Dan Price is an American Internet entrepreneur. He is the CEO of the online credit card processing company Gravity Payments, which he started while a student at Seattle Pacific University. He gained recognition after he raised his company’s minimum wage to $70,000, and slashed his wage from $1.1 million to $70,000. He extended the same minimum wage to all employees of ChargeItPro, a company Gravity Payments acquired. In March 2020, Price said that the pay raise has worked well for the company in particular, but he hesitated to call it a full success because income inequality in the broader world has continued to grow.

Career

In 2015, Price accepted a $500,000 book deal to be published at Penguin Random House imprint Viking. The book plans to be a first-person account of the establishment of Gravity Payments and will discuss socially conscious business.

Personal life

Price was raised in rural southwestern Idaho and homeschooled until age 12. He has an older brother, Lucas Price, and a younger brother, Alex Price.
He was raised in a conservative Christian family but is no longer religious.
He married Kristie Colón in 2007 but was divorced in 2012.

Controversy

Lawsuit

On April 24, 2015, a lawsuit was filed against Dan Price by his brother, Lucas Price.
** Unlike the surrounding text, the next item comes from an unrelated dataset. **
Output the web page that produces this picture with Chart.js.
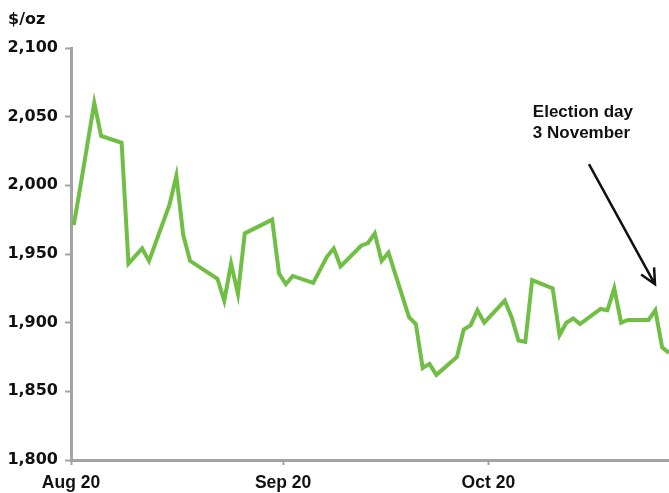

The lawsuit claimed that Dan Price was overpaying himself and depriving Lucas Price of benefits he deserves as a minority-shareholder. Dan Price admitted that some of the statements he made about Gravity Payments since raising the minimum wage weren’t true. In July 2016, King County Superior Court Judge Theresa B. Doyle ruled in favor of Dan Price on all counts.

Abuse

On October 28, 2015, Price’s ex-wife, who now goes by Kristie Colón, gave a TEDX talk at University of Kentucky that described her experience with domestic abuse, without explicitly naming Price. Price denied claims of abuse and said the events described never happened and there is no record of a police report being filed. After being threatened with a lawsuit by Price’s representatives, University of Kentucky reversed its decision to release the recording of Colón’s talk. In January 2016, Colón published a blog post standing by her accusation of Price.